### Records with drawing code
==============================

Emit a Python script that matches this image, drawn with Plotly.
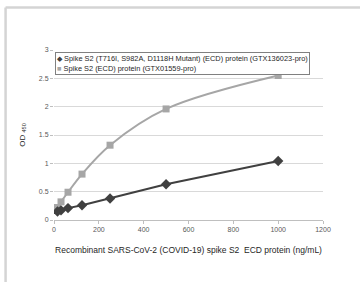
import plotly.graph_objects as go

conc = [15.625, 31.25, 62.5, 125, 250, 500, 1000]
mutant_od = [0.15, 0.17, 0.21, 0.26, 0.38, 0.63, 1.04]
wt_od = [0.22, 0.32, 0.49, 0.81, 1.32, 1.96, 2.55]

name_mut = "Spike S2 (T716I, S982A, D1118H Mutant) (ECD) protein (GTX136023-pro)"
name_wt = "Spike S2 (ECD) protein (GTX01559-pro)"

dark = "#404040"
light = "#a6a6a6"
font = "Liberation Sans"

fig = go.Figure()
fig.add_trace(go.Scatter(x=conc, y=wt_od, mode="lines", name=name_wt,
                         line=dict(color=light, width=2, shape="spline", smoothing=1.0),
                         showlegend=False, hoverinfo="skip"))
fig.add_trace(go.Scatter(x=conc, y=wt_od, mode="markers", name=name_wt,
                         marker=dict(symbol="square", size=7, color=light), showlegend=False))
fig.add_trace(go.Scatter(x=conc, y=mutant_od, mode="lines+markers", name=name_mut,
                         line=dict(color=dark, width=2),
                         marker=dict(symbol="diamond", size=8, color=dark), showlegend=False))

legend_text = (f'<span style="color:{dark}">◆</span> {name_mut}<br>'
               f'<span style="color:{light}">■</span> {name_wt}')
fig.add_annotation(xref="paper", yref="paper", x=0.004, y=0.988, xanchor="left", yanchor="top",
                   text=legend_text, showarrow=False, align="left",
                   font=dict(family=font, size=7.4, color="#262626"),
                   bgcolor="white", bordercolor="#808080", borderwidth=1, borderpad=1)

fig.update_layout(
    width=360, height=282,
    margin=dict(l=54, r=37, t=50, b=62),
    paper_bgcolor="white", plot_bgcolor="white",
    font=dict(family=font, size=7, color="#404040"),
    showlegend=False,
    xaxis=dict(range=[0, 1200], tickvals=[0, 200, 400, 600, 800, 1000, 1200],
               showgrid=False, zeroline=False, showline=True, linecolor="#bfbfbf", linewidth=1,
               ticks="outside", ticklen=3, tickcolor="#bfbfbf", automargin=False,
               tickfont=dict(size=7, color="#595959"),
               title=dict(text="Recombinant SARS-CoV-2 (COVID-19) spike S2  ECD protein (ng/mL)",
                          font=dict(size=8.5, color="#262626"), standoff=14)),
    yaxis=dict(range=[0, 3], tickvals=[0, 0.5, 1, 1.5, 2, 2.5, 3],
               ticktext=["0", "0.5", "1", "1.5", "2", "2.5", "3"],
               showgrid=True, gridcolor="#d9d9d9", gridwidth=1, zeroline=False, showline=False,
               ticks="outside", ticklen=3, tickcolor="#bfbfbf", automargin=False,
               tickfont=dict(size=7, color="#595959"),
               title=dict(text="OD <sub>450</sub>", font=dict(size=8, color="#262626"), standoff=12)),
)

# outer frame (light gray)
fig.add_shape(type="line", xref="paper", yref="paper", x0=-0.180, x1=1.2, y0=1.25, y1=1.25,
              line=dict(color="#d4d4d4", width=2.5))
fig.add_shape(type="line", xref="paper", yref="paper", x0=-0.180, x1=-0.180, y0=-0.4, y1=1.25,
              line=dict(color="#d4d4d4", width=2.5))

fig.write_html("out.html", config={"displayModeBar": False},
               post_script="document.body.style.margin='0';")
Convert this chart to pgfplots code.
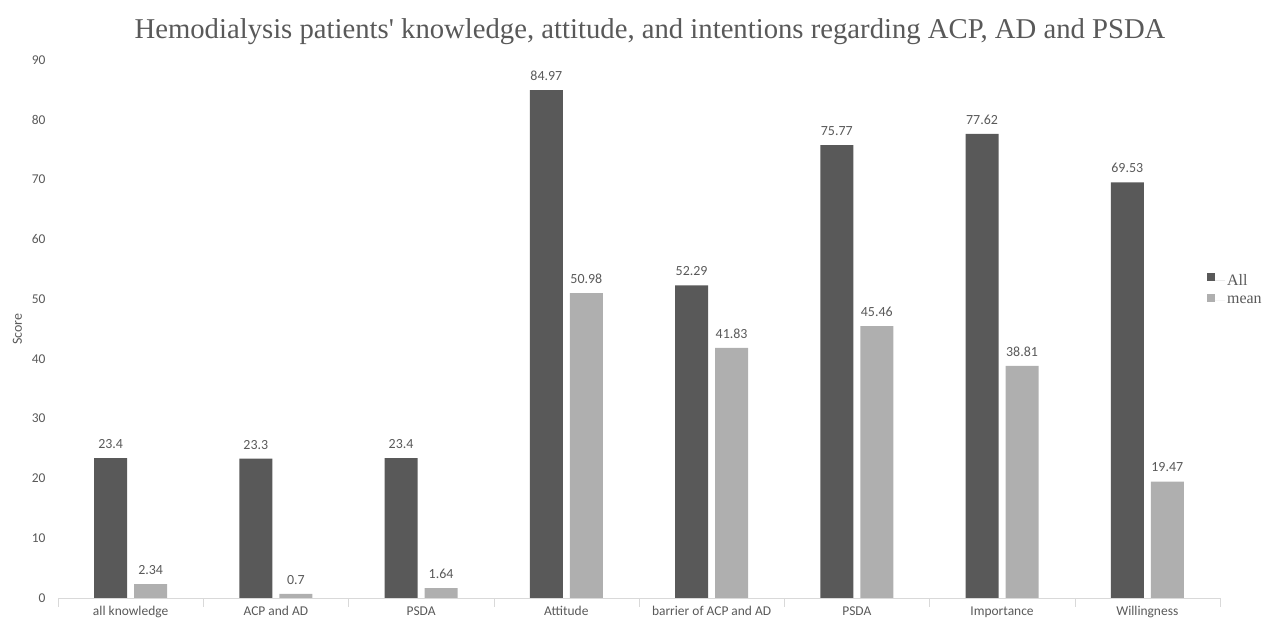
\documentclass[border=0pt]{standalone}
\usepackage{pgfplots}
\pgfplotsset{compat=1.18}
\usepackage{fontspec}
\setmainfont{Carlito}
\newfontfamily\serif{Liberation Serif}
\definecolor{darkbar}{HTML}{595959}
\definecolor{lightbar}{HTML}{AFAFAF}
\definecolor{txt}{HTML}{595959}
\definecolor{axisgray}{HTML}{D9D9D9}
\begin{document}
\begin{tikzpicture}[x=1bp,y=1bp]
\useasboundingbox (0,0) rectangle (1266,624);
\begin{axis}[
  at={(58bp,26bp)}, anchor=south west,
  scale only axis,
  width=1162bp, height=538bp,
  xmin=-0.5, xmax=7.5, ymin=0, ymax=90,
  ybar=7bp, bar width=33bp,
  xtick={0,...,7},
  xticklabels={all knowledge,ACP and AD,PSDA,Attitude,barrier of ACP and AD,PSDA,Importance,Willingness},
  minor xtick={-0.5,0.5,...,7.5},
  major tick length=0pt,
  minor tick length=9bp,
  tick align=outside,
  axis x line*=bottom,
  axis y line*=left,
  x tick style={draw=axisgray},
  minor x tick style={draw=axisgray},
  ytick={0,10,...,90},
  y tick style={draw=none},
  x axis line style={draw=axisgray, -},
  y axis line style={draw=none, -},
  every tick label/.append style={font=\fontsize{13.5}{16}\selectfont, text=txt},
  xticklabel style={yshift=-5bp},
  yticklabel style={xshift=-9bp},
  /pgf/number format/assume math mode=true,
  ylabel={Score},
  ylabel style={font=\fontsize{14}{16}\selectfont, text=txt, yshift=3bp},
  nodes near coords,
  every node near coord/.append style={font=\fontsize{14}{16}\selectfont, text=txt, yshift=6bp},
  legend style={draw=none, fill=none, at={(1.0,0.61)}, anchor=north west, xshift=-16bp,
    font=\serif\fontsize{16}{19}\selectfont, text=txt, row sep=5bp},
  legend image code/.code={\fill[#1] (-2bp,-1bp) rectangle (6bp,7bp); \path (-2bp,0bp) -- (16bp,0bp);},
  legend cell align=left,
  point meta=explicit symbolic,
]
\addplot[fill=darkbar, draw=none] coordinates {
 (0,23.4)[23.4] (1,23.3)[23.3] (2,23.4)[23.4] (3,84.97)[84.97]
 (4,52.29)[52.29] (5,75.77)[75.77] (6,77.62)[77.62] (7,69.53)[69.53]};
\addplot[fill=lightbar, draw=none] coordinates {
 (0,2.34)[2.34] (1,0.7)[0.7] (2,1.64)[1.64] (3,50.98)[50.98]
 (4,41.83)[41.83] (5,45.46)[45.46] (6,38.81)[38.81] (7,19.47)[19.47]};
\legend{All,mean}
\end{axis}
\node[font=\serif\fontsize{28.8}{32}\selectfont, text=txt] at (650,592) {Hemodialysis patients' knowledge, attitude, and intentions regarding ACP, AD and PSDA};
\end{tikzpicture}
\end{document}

==============================

### PROBLEM TO WORK ON
Word for word, quote the full listing, omitting every picture.

### THE RESULT
Emit a Python script that matches this image, drawn with Plotly.
import plotly.graph_objects as go

conc = [15.625, 31.25, 62.5, 125, 250, 500, 1000]
mutant_od = [0.15, 0.17, 0.21, 0.26, 0.38, 0.63, 1.04]
wt_od = [0.22, 0.32, 0.49, 0.81, 1.32, 1.96, 2.55]

name_mut = "Spike S2 (T716I, S982A, D1118H Mutant) (ECD) protein (GTX136023-pro)"
name_wt = "Spike S2 (ECD) protein (GTX01559-pro)"

dark = "#404040"
light = "#a6a6a6"
font = "Liberation Sans"

fig = go.Figure()
fig.add_trace(go.Scatter(x=conc, y=wt_od, mode="lines", name=name_wt,
                         line=dict(color=light, width=2, shape="spline", smoothing=1.0),
                         showlegend=False, hoverinfo="skip"))
fig.add_trace(go.Scatter(x=conc, y=wt_od, mode="markers", name=name_wt,
                         marker=dict(symbol="square", size=7, color=light), showlegend=False))
fig.add_trace(go.Scatter(x=conc, y=mutant_od, mode="lines+markers", name=name_mut,
                         line=dict(color=dark, width=2),
                         marker=dict(symbol="diamond", size=8, color=dark), showlegend=False))

legend_text = (f'<span style="color:{dark}">◆</span> {name_mut}<br>'
               f'<span style="color:{light}">■</span> {name_wt}')
fig.add_annotation(xref="paper", yref="paper", x=0.004, y=0.988, xanchor="left", yanchor="top",
                   text=legend_text, showarrow=False, align="left",
                   font=dict(family=font, size=7.4, color="#262626"),
                   bgcolor="white", bordercolor="#808080", borderwidth=1, borderpad=1)

fig.update_layout(
    width=360, height=282,
    margin=dict(l=54, r=37, t=50, b=62),
    paper_bgcolor="white", plot_bgcolor="white",
    font=dict(family=font, size=7, color="#404040"),
    showlegend=False,
    xaxis=dict(range=[0, 1200], tickvals=[0, 200, 400, 600, 800, 1000, 1200],
               showgrid=False, zeroline=False, showline=True, linecolor="#bfbfbf", linewidth=1,
               ticks="outside", ticklen=3, tickcolor="#bfbfbf", automargin=False,
               tickfont=dict(size=7, color="#595959"),
               title=dict(text="Recombinant SARS-CoV-2 (COVID-19) spike S2  ECD protein (ng/mL)",
                          font=dict(size=8.5, color="#262626"), standoff=14)),
    yaxis=dict(range=[0, 3], tickvals=[0, 0.5, 1, 1.5, 2, 2.5, 3],
               ticktext=["0", "0.5", "1", "1.5", "2", "2.5", "3"],
               showgrid=True, gridcolor="#d9d9d9", gridwidth=1, zeroline=False, showline=False,
               ticks="outside", ticklen=3, tickcolor="#bfbfbf", automargin=False,
               tickfont=dict(size=7, color="#595959"),
               title=dict(text="OD <sub>450</sub>", font=dict(size=8, color="#262626"), standoff=12)),
)

# outer frame (light gray)
fig.add_shape(type="line", xref="paper", yref="paper", x0=-0.180, x1=1.2, y0=1.25, y1=1.25,
              line=dict(color="#d4d4d4", width=2.5))
fig.add_shape(type="line", xref="paper", yref="paper", x0=-0.180, x1=-0.180, y0=-0.4, y1=1.25,
              line=dict(color="#d4d4d4", width=2.5))

fig.write_html("out.html", config={"displayModeBar": False},
               post_script="document.body.style.margin='0';")
Convert this chart to pgfplots code.
\documentclass[border=0pt]{standalone}
\usepackage{pgfplots}
\pgfplotsset{compat=1.18}
\usepackage{fontspec}
\setmainfont{Carlito}
\newfontfamily\serif{Liberation Serif}
\definecolor{darkbar}{HTML}{595959}
\definecolor{lightbar}{HTML}{AFAFAF}
\definecolor{txt}{HTML}{595959}
\definecolor{axisgray}{HTML}{D9D9D9}
\begin{document}
\begin{tikzpicture}[x=1bp,y=1bp]
\useasboundingbox (0,0) rectangle (1266,624);
\begin{axis}[
  at={(58bp,26bp)}, anchor=south west,
  scale only axis,
  width=1162bp, height=538bp,
  xmin=-0.5, xmax=7.5, ymin=0, ymax=90,
  ybar=7bp, bar width=33bp,
  xtick={0,...,7},
  xticklabels={all knowledge,ACP and AD,PSDA,Attitude,barrier of ACP and AD,PSDA,Importance,Willingness},
  minor xtick={-0.5,0.5,...,7.5},
  major tick length=0pt,
  minor tick length=9bp,
  tick align=outside,
  axis x line*=bottom,
  axis y line*=left,
  x tick style={draw=axisgray},
  minor x tick style={draw=axisgray},
  ytick={0,10,...,90},
  y tick style={draw=none},
  x axis line style={draw=axisgray, -},
  y axis line style={draw=none, -},
  every tick label/.append style={font=\fontsize{13.5}{16}\selectfont, text=txt},
  xticklabel style={yshift=-5bp},
  yticklabel style={xshift=-9bp},
  /pgf/number format/assume math mode=true,
  ylabel={Score},
  ylabel style={font=\fontsize{14}{16}\selectfont, text=txt, yshift=3bp},
  nodes near coords,
  every node near coord/.append style={font=\fontsize{14}{16}\selectfont, text=txt, yshift=6bp},
  legend style={draw=none, fill=none, at={(1.0,0.61)}, anchor=north west, xshift=-16bp,
    font=\serif\fontsize{16}{19}\selectfont, text=txt, row sep=5bp},
  legend image code/.code={\fill[#1] (-2bp,-1bp) rectangle (6bp,7bp); \path (-2bp,0bp) -- (16bp,0bp);},
  legend cell align=left,
  point meta=explicit symbolic,
]
\addplot[fill=darkbar, draw=none] coordinates {
 (0,23.4)[23.4] (1,23.3)[23.3] (2,23.4)[23.4] (3,84.97)[84.97]
 (4,52.29)[52.29] (5,75.77)[75.77] (6,77.62)[77.62] (7,69.53)[69.53]};
\addplot[fill=lightbar, draw=none] coordinates {
 (0,2.34)[2.34] (1,0.7)[0.7] (2,1.64)[1.64] (3,50.98)[50.98]
 (4,41.83)[41.83] (5,45.46)[45.46] (6,38.81)[38.81] (7,19.47)[19.47]};
\legend{All,mean}
\end{axis}
\node[font=\serif\fontsize{28.8}{32}\selectfont, text=txt] at (650,592) {Hemodialysis patients' knowledge, attitude, and intentions regarding ACP, AD and PSDA};
\end{tikzpicture}
\end{document}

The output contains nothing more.